## [Challenge]
Return, unaltered, every line from the beginning of the material below up to and including the one with "const inspPredErr = [3.0, 3.5, 4.5, 6.4, 8.3];".

## [Material provided]
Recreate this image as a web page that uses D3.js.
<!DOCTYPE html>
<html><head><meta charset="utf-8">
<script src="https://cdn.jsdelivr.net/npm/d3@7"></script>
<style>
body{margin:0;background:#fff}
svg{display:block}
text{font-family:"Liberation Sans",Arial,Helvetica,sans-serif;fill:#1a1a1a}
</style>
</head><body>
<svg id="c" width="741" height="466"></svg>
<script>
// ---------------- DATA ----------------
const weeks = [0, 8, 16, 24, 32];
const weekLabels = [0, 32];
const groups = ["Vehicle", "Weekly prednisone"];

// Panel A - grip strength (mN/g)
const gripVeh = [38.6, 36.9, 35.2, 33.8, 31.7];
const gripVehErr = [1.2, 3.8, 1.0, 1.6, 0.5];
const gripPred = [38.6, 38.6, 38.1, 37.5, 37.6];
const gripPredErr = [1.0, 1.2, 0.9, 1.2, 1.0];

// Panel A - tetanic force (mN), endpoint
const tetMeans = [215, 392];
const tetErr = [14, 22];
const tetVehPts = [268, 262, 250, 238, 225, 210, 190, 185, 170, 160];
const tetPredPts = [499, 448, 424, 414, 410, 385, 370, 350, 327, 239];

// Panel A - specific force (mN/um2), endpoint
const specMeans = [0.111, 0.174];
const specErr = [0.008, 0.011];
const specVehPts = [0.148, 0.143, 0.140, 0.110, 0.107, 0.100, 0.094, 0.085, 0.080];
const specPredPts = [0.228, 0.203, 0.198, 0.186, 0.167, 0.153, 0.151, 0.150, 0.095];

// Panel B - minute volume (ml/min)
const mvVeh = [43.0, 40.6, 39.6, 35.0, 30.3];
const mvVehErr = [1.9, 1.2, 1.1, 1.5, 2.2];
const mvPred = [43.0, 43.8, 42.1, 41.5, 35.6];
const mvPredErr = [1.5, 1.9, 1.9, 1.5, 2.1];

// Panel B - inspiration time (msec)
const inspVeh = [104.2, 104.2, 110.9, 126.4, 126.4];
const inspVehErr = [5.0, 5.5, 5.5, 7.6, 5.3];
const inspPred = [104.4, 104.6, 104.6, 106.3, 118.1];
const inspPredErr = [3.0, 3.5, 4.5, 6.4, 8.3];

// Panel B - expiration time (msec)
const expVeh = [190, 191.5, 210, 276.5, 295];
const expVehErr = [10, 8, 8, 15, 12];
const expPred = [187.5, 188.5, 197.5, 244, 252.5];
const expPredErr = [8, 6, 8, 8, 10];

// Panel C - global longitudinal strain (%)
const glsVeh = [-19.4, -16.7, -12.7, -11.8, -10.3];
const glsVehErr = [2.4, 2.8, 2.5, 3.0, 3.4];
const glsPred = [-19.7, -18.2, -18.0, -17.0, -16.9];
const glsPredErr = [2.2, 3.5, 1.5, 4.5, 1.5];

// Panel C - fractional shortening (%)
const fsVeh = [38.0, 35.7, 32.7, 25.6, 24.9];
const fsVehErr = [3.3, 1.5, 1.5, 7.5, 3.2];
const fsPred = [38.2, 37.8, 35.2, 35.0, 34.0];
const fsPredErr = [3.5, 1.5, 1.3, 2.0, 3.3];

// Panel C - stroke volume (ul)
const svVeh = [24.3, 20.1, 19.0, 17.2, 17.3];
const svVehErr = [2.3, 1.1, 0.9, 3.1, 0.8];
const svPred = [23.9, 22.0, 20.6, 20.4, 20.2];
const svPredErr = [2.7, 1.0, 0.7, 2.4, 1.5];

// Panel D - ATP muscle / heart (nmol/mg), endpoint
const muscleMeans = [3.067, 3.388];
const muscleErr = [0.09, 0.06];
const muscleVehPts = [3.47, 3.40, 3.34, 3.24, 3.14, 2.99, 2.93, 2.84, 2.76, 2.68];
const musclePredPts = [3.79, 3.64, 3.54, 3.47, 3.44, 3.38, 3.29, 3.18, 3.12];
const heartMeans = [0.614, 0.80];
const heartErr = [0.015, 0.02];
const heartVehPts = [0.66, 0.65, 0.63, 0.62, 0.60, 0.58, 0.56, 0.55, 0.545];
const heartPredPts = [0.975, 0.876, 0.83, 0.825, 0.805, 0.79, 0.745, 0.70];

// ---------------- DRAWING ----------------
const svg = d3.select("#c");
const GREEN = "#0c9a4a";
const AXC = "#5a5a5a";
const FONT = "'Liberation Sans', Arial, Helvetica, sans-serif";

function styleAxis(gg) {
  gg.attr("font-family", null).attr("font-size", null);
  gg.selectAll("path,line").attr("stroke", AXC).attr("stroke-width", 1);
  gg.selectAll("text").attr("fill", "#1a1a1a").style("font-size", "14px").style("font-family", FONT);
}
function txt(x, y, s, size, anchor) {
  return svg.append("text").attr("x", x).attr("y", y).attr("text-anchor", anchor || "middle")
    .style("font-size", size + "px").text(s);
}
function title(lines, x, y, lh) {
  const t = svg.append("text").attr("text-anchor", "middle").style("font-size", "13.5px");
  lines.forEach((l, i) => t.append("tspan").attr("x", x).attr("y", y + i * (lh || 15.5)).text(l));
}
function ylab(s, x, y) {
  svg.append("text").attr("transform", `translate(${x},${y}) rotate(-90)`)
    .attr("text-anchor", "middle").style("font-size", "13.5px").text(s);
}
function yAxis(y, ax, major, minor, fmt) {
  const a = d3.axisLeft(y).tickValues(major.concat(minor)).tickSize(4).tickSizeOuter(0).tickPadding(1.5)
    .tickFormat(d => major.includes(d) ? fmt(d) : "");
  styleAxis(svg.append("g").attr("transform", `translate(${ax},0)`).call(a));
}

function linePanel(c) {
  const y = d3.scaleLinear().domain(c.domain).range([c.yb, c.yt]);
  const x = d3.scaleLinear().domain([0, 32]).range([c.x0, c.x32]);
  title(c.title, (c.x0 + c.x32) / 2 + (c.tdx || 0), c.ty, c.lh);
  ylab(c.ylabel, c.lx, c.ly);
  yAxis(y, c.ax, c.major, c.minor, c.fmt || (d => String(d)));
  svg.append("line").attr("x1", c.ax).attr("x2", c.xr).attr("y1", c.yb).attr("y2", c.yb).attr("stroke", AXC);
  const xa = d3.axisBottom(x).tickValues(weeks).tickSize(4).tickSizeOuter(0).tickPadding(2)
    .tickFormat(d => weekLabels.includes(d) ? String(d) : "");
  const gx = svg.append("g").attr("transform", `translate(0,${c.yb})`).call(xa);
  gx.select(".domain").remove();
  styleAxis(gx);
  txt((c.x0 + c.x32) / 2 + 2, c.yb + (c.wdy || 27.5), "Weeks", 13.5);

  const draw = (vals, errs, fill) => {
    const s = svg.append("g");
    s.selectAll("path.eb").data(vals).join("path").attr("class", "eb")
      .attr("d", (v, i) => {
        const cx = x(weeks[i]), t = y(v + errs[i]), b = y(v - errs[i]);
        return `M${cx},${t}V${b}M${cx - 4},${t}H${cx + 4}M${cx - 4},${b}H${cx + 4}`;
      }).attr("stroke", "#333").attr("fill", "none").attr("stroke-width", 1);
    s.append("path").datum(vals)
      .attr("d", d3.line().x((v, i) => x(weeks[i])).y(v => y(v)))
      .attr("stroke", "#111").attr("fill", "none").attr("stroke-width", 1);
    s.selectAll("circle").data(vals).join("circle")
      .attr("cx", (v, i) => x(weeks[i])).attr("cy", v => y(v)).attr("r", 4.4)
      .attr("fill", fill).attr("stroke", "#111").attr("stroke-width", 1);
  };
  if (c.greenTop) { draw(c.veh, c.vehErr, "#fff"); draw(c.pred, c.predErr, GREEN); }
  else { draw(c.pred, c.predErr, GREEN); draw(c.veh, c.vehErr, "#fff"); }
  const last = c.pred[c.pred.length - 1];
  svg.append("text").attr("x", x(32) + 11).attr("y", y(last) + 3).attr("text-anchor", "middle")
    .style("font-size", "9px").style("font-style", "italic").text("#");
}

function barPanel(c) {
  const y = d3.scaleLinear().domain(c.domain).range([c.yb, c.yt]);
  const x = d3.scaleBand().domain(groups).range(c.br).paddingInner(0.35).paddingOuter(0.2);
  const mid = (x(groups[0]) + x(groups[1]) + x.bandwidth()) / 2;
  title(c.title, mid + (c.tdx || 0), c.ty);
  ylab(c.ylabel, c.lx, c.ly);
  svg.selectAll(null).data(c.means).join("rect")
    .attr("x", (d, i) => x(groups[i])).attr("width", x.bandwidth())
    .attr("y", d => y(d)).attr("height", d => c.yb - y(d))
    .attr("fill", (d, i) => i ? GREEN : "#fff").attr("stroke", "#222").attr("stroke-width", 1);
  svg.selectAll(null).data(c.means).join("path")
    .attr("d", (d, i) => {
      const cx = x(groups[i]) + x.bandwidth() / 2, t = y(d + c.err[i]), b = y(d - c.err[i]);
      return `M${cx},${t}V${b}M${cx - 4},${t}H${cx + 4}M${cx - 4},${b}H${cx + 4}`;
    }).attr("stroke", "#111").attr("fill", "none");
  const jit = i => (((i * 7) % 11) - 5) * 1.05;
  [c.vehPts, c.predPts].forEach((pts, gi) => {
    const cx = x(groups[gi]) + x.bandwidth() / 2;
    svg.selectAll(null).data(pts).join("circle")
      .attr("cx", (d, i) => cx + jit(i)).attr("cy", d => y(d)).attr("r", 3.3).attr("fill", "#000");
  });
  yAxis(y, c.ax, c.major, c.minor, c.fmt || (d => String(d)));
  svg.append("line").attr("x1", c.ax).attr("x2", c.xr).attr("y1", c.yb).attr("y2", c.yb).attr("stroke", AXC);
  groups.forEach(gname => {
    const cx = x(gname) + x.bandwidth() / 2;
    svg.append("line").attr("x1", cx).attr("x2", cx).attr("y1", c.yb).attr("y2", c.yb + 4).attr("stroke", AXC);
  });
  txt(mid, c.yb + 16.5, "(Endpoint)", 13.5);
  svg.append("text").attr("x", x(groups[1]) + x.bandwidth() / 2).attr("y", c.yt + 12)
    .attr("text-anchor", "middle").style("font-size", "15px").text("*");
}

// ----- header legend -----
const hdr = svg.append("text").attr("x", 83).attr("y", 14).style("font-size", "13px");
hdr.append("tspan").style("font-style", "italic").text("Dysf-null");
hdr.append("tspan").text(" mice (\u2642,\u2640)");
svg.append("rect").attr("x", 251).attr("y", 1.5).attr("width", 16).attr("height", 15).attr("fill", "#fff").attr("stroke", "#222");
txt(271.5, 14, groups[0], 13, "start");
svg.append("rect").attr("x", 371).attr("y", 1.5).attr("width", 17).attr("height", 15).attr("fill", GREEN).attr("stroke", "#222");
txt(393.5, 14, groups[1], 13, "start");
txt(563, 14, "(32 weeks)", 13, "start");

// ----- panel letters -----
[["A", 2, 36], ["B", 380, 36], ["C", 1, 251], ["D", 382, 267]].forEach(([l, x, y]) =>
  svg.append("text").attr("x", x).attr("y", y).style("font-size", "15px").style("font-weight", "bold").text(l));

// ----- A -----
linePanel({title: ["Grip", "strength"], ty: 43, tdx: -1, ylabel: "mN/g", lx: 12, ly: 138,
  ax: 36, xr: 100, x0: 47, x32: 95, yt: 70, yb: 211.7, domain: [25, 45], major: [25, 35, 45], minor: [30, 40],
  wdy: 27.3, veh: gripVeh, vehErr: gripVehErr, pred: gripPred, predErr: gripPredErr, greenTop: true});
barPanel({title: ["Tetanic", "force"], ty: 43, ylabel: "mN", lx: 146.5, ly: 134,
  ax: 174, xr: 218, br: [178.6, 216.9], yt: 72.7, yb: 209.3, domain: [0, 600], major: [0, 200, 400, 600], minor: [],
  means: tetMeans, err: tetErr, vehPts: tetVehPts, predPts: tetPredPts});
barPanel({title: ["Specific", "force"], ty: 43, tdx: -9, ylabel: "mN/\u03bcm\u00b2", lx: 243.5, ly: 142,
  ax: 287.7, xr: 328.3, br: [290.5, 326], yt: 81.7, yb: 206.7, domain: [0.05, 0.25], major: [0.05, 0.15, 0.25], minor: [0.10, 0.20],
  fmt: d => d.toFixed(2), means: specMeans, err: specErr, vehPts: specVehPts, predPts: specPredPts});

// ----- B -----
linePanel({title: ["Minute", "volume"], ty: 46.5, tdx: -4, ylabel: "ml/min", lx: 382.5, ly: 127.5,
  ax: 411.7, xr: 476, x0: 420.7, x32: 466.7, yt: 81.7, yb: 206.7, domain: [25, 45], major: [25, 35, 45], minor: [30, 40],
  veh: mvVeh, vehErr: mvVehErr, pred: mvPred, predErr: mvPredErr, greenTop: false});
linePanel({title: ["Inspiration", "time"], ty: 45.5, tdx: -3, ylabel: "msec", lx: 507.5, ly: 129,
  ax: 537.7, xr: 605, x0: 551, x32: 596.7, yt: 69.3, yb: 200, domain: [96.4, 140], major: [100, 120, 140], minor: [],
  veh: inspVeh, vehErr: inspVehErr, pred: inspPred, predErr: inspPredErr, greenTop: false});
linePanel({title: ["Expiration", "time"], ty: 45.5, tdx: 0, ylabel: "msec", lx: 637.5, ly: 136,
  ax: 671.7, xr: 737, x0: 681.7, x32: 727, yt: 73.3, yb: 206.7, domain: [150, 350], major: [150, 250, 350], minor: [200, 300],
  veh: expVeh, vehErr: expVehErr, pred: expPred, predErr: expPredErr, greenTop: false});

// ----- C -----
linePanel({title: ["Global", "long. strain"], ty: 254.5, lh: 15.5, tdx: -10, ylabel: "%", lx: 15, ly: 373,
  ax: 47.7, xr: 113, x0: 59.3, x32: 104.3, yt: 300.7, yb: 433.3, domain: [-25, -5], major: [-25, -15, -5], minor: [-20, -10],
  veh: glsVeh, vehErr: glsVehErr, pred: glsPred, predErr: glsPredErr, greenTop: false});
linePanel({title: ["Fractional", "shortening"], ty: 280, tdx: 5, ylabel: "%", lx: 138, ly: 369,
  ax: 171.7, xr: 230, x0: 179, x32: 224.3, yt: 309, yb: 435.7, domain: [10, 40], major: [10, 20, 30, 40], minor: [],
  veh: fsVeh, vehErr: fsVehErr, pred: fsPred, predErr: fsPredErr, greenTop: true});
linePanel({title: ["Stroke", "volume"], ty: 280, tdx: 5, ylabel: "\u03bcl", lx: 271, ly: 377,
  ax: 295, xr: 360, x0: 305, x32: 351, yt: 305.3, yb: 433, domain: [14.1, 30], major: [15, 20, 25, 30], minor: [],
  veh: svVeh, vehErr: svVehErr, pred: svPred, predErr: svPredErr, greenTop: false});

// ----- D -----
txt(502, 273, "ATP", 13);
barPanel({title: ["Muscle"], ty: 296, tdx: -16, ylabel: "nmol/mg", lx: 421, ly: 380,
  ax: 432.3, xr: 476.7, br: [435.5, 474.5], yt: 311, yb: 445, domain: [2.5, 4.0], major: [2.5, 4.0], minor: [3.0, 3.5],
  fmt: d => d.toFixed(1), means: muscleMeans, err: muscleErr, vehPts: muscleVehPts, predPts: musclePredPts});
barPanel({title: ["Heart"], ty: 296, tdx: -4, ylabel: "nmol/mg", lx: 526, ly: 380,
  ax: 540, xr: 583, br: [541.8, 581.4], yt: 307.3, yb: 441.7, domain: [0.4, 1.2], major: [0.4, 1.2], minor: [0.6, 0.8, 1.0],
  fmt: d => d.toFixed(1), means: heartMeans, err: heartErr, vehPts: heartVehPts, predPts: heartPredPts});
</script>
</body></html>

## [Written solution]
Recreate this image as a web page that uses D3.js.
<!DOCTYPE html>
<html><head><meta charset="utf-8">
<script src="https://cdn.jsdelivr.net/npm/d3@7"></script>
<style>
body{margin:0;background:#fff}
svg{display:block}
text{font-family:"Liberation Sans",Arial,Helvetica,sans-serif;fill:#1a1a1a}
</style>
</head><body>
<svg id="c" width="741" height="466"></svg>
<script>
// ---------------- DATA ----------------
const weeks = [0, 8, 16, 24, 32];
const weekLabels = [0, 32];
const groups = ["Vehicle", "Weekly prednisone"];

// Panel A - grip strength (mN/g)
const gripVeh = [38.6, 36.9, 35.2, 33.8, 31.7];
const gripVehErr = [1.2, 3.8, 1.0, 1.6, 0.5];
const gripPred = [38.6, 38.6, 38.1, 37.5, 37.6];
const gripPredErr = [1.0, 1.2, 0.9, 1.2, 1.0];

// Panel A - tetanic force (mN), endpoint
const tetMeans = [215, 392];
const tetErr = [14, 22];
const tetVehPts = [268, 262, 250, 238, 225, 210, 190, 185, 170, 160];
const tetPredPts = [499, 448, 424, 414, 410, 385, 370, 350, 327, 239];

// Panel A - specific force (mN/um2), endpoint
const specMeans = [0.111, 0.174];
const specErr = [0.008, 0.011];
const specVehPts = [0.148, 0.143, 0.140, 0.110, 0.107, 0.100, 0.094, 0.085, 0.080];
const specPredPts = [0.228, 0.203, 0.198, 0.186, 0.167, 0.153, 0.151, 0.150, 0.095];

// Panel B - minute volume (ml/min)
const mvVeh = [43.0, 40.6, 39.6, 35.0, 30.3];
const mvVehErr = [1.9, 1.2, 1.1, 1.5, 2.2];
const mvPred = [43.0, 43.8, 42.1, 41.5, 35.6];
const mvPredErr = [1.5, 1.9, 1.9, 1.5, 2.1];

// Panel B - inspiration time (msec)
const inspVeh = [104.2, 104.2, 110.9, 126.4, 126.4];
const inspVehErr = [5.0, 5.5, 5.5, 7.6, 5.3];
const inspPred = [104.4, 104.6, 104.6, 106.3, 118.1];
const inspPredErr = [3.0, 3.5, 4.5, 6.4, 8.3];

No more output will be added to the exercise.